Alex Smith, who played for the Washington Commanders before a gruesome leg injury ended up playing a major part in his eventual decision to retire, blasted the organization and owner Dan Snyder.
Smith appeared on Monday’s episode of “ESPN Daily” and said that while he appreciated the support from the fans and his teammates through everything he experienced with Washington, he blasted Snyder over the “distractions.”
“To see what’s gone on certainly the last 10-15 years though has really tarnished that legacy of the team,” Smith said. “And as a player, when you’re there, as players, we talk often talk about eliminating distractions, right? There’s a lot of noise around NFL teams, every NFL team, right? The media, the coverage, the week-to-week, the ups, and downs. There’s just a lot of distractions out there.”

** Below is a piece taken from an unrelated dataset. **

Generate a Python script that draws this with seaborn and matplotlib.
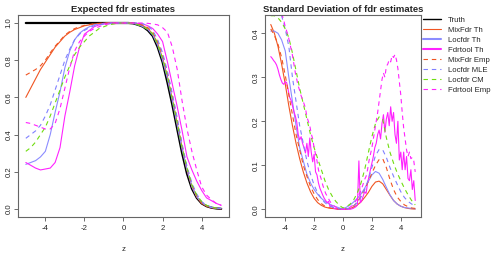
import matplotlib
matplotlib.use("Agg")
import matplotlib.pyplot as plt
import seaborn as sns
import numpy as np

# grid of z values used for the smooth curves
z = [-5.0, -4.75, -4.5, -4.25, -4.0, -3.75, -3.5, -3.25, -3.0, -2.75,
     -2.5, -2.25, -2.0, -1.75, -1.5, -1.25, -1.0, -0.75, -0.5, -0.25,
     0.0, 0.25, 0.5, 0.75, 1.0, 1.25, 1.5, 1.75, 2.0, 2.25,
     2.5, 2.75, 3.0, 3.25, 3.5, 3.75, 4.0, 4.25, 4.5, 4.75, 5.0]

# finer grid for the noisy fdrtool SD curves
z_fine = [-5.0, -4.9, -4.8, -4.7, -4.6, -4.5, -4.4, -4.3, -4.2, -4.1,
          -4.0, -3.9, -3.8, -3.7, -3.6, -3.5, -3.4, -3.3, -3.2, -3.1,
          -3.0, -2.9, -2.8, -2.7, -2.6, -2.5, -2.4, -2.3, -2.2, -2.1,
          -2.0, -1.9, -1.8, -1.7, -1.6, -1.5, -1.4, -1.3, -1.2, -1.1,
          -1.0, -0.9, -0.8, -0.7, -0.6, -0.5, -0.4, -0.3, -0.2, -0.1,
          0.0, 0.1, 0.2, 0.3, 0.4, 0.5, 0.6, 0.7, 0.8, 0.9,
          1.0, 1.1, 1.2, 1.3, 1.4, 1.5, 1.6, 1.7, 1.8, 1.9,
          2.0, 2.1, 2.2, 2.3, 2.4, 2.5, 2.6, 2.7, 2.8, 2.9,
          3.0, 3.1, 3.2, 3.3, 3.4, 3.5, 3.6, 3.7, 3.8, 3.9,
          4.0, 4.1, 4.2, 4.3, 4.4, 4.5, 4.6, 4.7, 4.8, 4.9, 5.0]

# expected fdr estimates
fdr_truth = [1.0, 1.0, 1.0, 1.0, 1.0, 1.0, 1.0, 1.0, 1.0, 1.0,
             1.0, 1.0, 1.0, 1.0, 1.0, 1.0, 1.0, 1.0, 1.0, 1.0,
             1.0, 1.0, 0.998, 0.99, 0.98, 0.96, 0.93, 0.87, 0.79, 0.68,
             0.56, 0.43, 0.30, 0.19, 0.11, 0.06, 0.03, 0.015, 0.007, 0.003, 0.001]
fdr_mix_th = [0.60, 0.65, 0.70, 0.75, 0.79, 0.83, 0.87, 0.90, 0.93, 0.95,
              0.965, 0.975, 0.985, 0.99, 0.995, 0.997, 0.999, 1.0, 1.0, 1.0,
              1.0, 1.0, 1.0, 0.995, 0.985, 0.97, 0.94, 0.89, 0.81, 0.71,
              0.59, 0.46, 0.33, 0.21, 0.12, 0.065, 0.03, 0.015, 0.007, 0.003, 0.001]
fdr_loc_th = [0.24, 0.25, 0.26, 0.28, 0.31, 0.40, 0.52, 0.63, 0.76, 0.85,
              0.91, 0.945, 0.965, 0.98, 0.99, 0.995, 0.998, 1.0, 1.0, 1.0,
              1.0, 1.0, 0.998, 0.99, 0.98, 0.965, 0.935, 0.88, 0.80, 0.70,
              0.58, 0.45, 0.32, 0.21, 0.12, 0.065, 0.035, 0.018, 0.008, 0.004, 0.002]
fdr_tool_th = [0.25, 0.235, 0.22, 0.21, 0.215, 0.22, 0.25, 0.33, 0.50, 0.63,
               0.77, 0.87, 0.94, 0.96, 0.98, 0.99, 0.995, 1.0, 1.0, 1.0,
               1.0, 1.0, 1.0, 0.998, 0.995, 0.985, 0.97, 0.94, 0.90, 0.79,
               0.67, 0.55, 0.42, 0.28, 0.21, 0.15, 0.10, 0.06, 0.045, 0.03, 0.02]
fdr_mix_emp = [0.72, 0.735, 0.75, 0.77, 0.80, 0.84, 0.875, 0.905, 0.935, 0.955,
               0.97, 0.98, 0.987, 0.992, 0.996, 0.998, 1.0, 1.0, 1.0, 1.0,
               1.0, 1.0, 1.0, 0.995, 0.99, 0.975, 0.95, 0.90, 0.83, 0.73,
               0.61, 0.48, 0.34, 0.22, 0.13, 0.07, 0.035, 0.017, 0.008, 0.004, 0.002]
fdr_loc_mle = [0.38, 0.40, 0.42, 0.45, 0.50, 0.56, 0.64, 0.72, 0.80, 0.86,
               0.91, 0.94, 0.96, 0.975, 0.985, 0.99, 0.995, 0.998, 1.0, 1.0,
               1.0, 1.0, 1.0, 1.0, 0.995, 0.985, 0.96, 0.91, 0.84, 0.74,
               0.62, 0.49, 0.35, 0.23, 0.14, 0.08, 0.04, 0.02, 0.01, 0.005, 0.002]
fdr_loc_cm = [0.31, 0.33, 0.36, 0.40, 0.44, 0.50, 0.57, 0.64, 0.71, 0.77,
              0.83, 0.87, 0.90, 0.93, 0.95, 0.97, 0.98, 0.99, 0.995, 1.0,
              1.0, 1.0, 0.998, 0.99, 0.98, 0.965, 0.94, 0.885, 0.81, 0.71,
              0.59, 0.46, 0.33, 0.22, 0.13, 0.075, 0.04, 0.02, 0.01, 0.005, 0.002]
fdr_tool_emp = [0.465, 0.46, 0.45, 0.44, 0.43, 0.43, 0.46, 0.54, 0.65, 0.76,
                0.85, 0.90, 0.93, 0.955, 0.97, 0.98, 0.99, 0.995, 1.0, 1.0,
                1.0, 1.0, 1.0, 1.0, 1.0, 0.998, 0.995, 0.99, 0.975, 0.95,
                0.87, 0.75, 0.58, 0.43, 0.31, 0.21, 0.12, 0.075, 0.05, 0.03, 0.02]

# standard deviation of fdr estimates
sd_mix_th = [0.42, 0.40, 0.37, 0.33, 0.285, 0.235, 0.19, 0.15, 0.115, 0.085,
             0.06, 0.04, 0.025, 0.015, 0.009, 0.005, 0.003, 0.002, 0.001, 0.0005,
             0.0003, 0.001, 0.002, 0.005, 0.01, 0.017, 0.027, 0.038, 0.052, 0.062,
             0.064, 0.058, 0.045, 0.032, 0.02, 0.012, 0.007, 0.004, 0.002, 0.001, 0.0005]
sd_loc_th = [0.405, 0.405, 0.40, 0.385, 0.36, 0.30, 0.245, 0.19, 0.14, 0.11,
             0.08, 0.06, 0.045, 0.034, 0.025, 0.018, 0.013, 0.009, 0.006, 0.003,
             0.001, 0.005, 0.01, 0.017, 0.025, 0.035, 0.048, 0.063, 0.078, 0.086,
             0.082, 0.068, 0.05, 0.033, 0.02, 0.012, 0.007, 0.004, 0.003, 0.002, 0.001]
sd_mix_emp = [0.41, 0.395, 0.375, 0.345, 0.305, 0.26, 0.215, 0.17, 0.135, 0.10,
              0.075, 0.052, 0.035, 0.022, 0.013, 0.007, 0.004, 0.002, 0.001, 0.0005,
              0.0, 0.001, 0.003, 0.008, 0.017, 0.03, 0.045, 0.063, 0.082, 0.10,
              0.113, 0.115, 0.095, 0.068, 0.045, 0.028, 0.018, 0.01, 0.006, 0.003, 0.002]
sd_loc_mle = [0.47, 0.46, 0.45, 0.44, 0.41, 0.37, 0.30, 0.245, 0.19, 0.15,
              0.11, 0.08, 0.055, 0.037, 0.024, 0.015, 0.009, 0.005, 0.003, 0.001,
              0.0005, 0.001, 0.003, 0.008, 0.016, 0.028, 0.045, 0.067, 0.095, 0.122,
              0.136, 0.135, 0.118, 0.095, 0.075, 0.057, 0.04, 0.027, 0.018, 0.012, 0.008]
sd_loc_cm = [0.44, 0.44, 0.435, 0.425, 0.41, 0.39, 0.355, 0.315, 0.275, 0.24,
             0.205, 0.17, 0.14, 0.115, 0.09, 0.065, 0.045, 0.03, 0.018, 0.009,
             0.003, 0.006, 0.012, 0.022, 0.038, 0.06, 0.09, 0.128, 0.165, 0.195,
             0.21, 0.205, 0.163, 0.13, 0.105, 0.083, 0.065, 0.048, 0.033, 0.02, 0.01]
sd_tool_th = [0.347, 0.343, 0.338, 0.334, 0.328, 0.318, 0.305, 0.295, 0.287, 0.284,
              0.290, 0.288, 0.272, 0.255, 0.248, 0.236, 0.222, 0.212, 0.198, 0.170,
              0.158, 0.165, 0.150, 0.140, 0.128, 0.150, 0.120, 0.162, 0.130, 0.108,
              0.125, 0.085, 0.078, 0.060, 0.048, 0.040, 0.032, 0.025, 0.020, 0.015,
              0.018, 0.006, 0.009, 0.004, 0.002, 0.001, 0.0, 0.0, 0.0, 0.0,
              0.0, 0.0, 0.0, 0.0, 0.0, 0.0, 0.001, 0.002, 0.004, 0.006,
              0.010, 0.110, 0.015, 0.020, 0.030, 0.040, 0.036, 0.060, 0.075, 0.090,
              0.105, 0.120, 0.140, 0.150, 0.170, 0.180, 0.160, 0.195, 0.215, 0.175,
              0.205, 0.220, 0.190, 0.233, 0.200, 0.220, 0.170, 0.150, 0.200, 0.112,
              0.130, 0.090, 0.130, 0.090, 0.120, 0.070, 0.065, 0.090, 0.045, 0.065, 0.020]
sd_tool_emp = [0.50, 0.49, 0.48, 0.47, 0.465, 0.46, 0.455, 0.445, 0.44, 0.43,
               0.415, 0.405, 0.395, 0.38, 0.365, 0.35, 0.33, 0.31, 0.295, 0.28,
               0.27, 0.258, 0.25, 0.24, 0.23, 0.21, 0.20, 0.19, 0.172, 0.16,
               0.14, 0.125, 0.11, 0.09, 0.078, 0.068, 0.055, 0.045, 0.036, 0.03,
               0.024, 0.018, 0.013, 0.01, 0.007, 0.005, 0.003, 0.002, 0.001, 0.0,
               0.0, 0.0, 0.001, 0.002, 0.003, 0.005, 0.007, 0.01, 0.015, 0.02,
               0.025, 0.032, 0.04, 0.048, 0.058, 0.068, 0.075, 0.09, 0.11, 0.125,
               0.14, 0.16, 0.18, 0.20, 0.22, 0.245, 0.27, 0.295, 0.31, 0.30,
               0.325, 0.33, 0.34, 0.335, 0.35, 0.345, 0.352, 0.34, 0.32, 0.29,
               0.26, 0.22, 0.185, 0.16, 0.135, 0.12, 0.13, 0.115, 0.118, 0.11, 0.085]

labels = ["Truth", "MixFdr Th", "Locfdr Th", "Fdrtool Th",
          "MixFdr Emp", "Locfdr MLE", "Locfdr CM", "Fdrtool Emp"]
colors = ["black", "#F05522", "#8C8CFF", "#FF22FF",
          "#F05522", "#8080FF", "#70DD10", "#FF22FF"]
styles = ["-", "-", "-", "-", "--", "--", "--", "--"]

sns.set_style("white")
plt.rcParams['font.family'] = ['Liberation Sans', 'DejaVu Sans']

fig = plt.figure(figsize=(4.91, 2.56), dpi=100)
ax1 = fig.add_axes([18 / 491, 39 / 256, 211 / 491, 202 / 256])
ax2 = fig.add_axes([265 / 491, 39 / 256, 156 / 491, 202 / 256])

left_series = [fdr_truth, fdr_mix_th, fdr_loc_th, fdr_tool_th,
               fdr_mix_emp, fdr_loc_mle, fdr_loc_cm, fdr_tool_emp]
for vals, lab, col, ls in zip(left_series, labels, colors, styles):
    lw = 1.6 if lab == "Truth" else 0.8
    sns.lineplot(x=z, y=vals, ax=ax1, color=col, linestyle=ls, linewidth=lw,
                 label=lab, legend=False, dashes=False)
    if ls == "--":
        ax1.lines[-1].set_dashes((4, 3.5))

right_series = [(z, sd_mix_th), (z, sd_loc_th), (z_fine, sd_tool_th),
                (z, sd_mix_emp), (z, sd_loc_mle), (z, sd_loc_cm), (z_fine, sd_tool_emp)]
for (xs, vals), col, ls in zip(right_series, colors[1:], styles[1:]):
    sns.lineplot(x=xs, y=vals, ax=ax2, color=col, linestyle=ls, linewidth=0.8,
                 legend=False)
    if ls == "--":
        ax2.lines[-1].set_dashes((4, 3.5))

ax1.set_xlim(-5.4, 5.4)
ax1.set_ylim(-0.043, 1.043)
ax1.set_yticks([0.0, 0.2, 0.4, 0.6, 0.8, 1.0])
ax1.set_yticklabels(["0.0", "0.2", "0.4", "0.6", "0.8", "1.0"])
ax2.set_xlim(-5.4, 5.4)
ax2.set_ylim(-0.0175, 0.4416)
ax2.set_yticks([0.0, 0.1, 0.2, 0.3, 0.4])
ax2.set_yticklabels(["0.0", "0.1", "0.2", "0.3", "0.4"])

for ax, title in [(ax1, "Expected fdr estimates"),
                  (ax2, "Standard Deviation of fdr estimates")]:
    ax.set_xticks([-4, -2, 0, 2, 4])
    ax.set_xticklabels(["-4", "-2", "0", "2", "4"])
    ax.set_title(title, fontsize=6.8, fontweight="bold", pad=2.5)
    ax.set_xlabel("z", fontsize=5.6, labelpad=10)
    ax.tick_params(bottom=True, left=True, direction="out", length=3,
                   width=0.6, color="#555555", labelsize=5.6)
    ax.tick_params(axis="x", pad=3)
    ax.tick_params(axis="y", pad=1)
    for lab in ax.get_yticklabels():
        lab.set_rotation(90)
        lab.set_va("center")
    for sp in ax.spines.values():
        sp.set_color("#666666")
        sp.set_linewidth(0.8)

handles = list(ax1.lines)
leg = fig.legend(handles, labels, loc="upper left",
                 bbox_to_anchor=(421 / 491, 1 - 15 / 256), frameon=False,
                 fontsize=5.6, handlelength=2.4, handletextpad=0.9,
                 labelspacing=0.32, borderaxespad=0, borderpad=0.2)
for h, lab in zip(leg.legend_handles, labels):
    if lab in ("Locfdr Th", "Fdrtool Th"):
        h.set_linewidth(1.5)
    elif lab == "Truth":
        h.set_linewidth(1.0)

fig.savefig("out.png", dpi=100)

He added: “I’ve never seen a place where the distractions come from the other side of the building. For everybody out there, these are big facilities, and half the building is kinda dedicated to football. It’s weight rooms and locker rooms, and practice fields, and all that kind of stuff. The other half of it is the entire business entity of the organization. You rarely interact with each other.”
Smith pointed to the “never-ending stream of questions” being asked by the media as soon as you get there. He even suggested he empathized with the fans for not showing up because of how they’re in between a rock and a hard place when it comes to the organization.
“… It’s probably the worst gameday experience in the country.”
Smith, a three-time Pro Bowler, played for Washington from 2018 to 2020. He won the 2020 Comeback Player of the Year award after he threw for 1,582 yards and six touchdowns in eight games after the leg injury that nearly cost him his life.
Last week, Snyder and the Commanders – along with NFL Commissioner Roger Goodell and the league – were hit with a lawsuit from the D.C. attorney general. They were accused of purposely misleading fans when it came to the accusations around their workplace culture.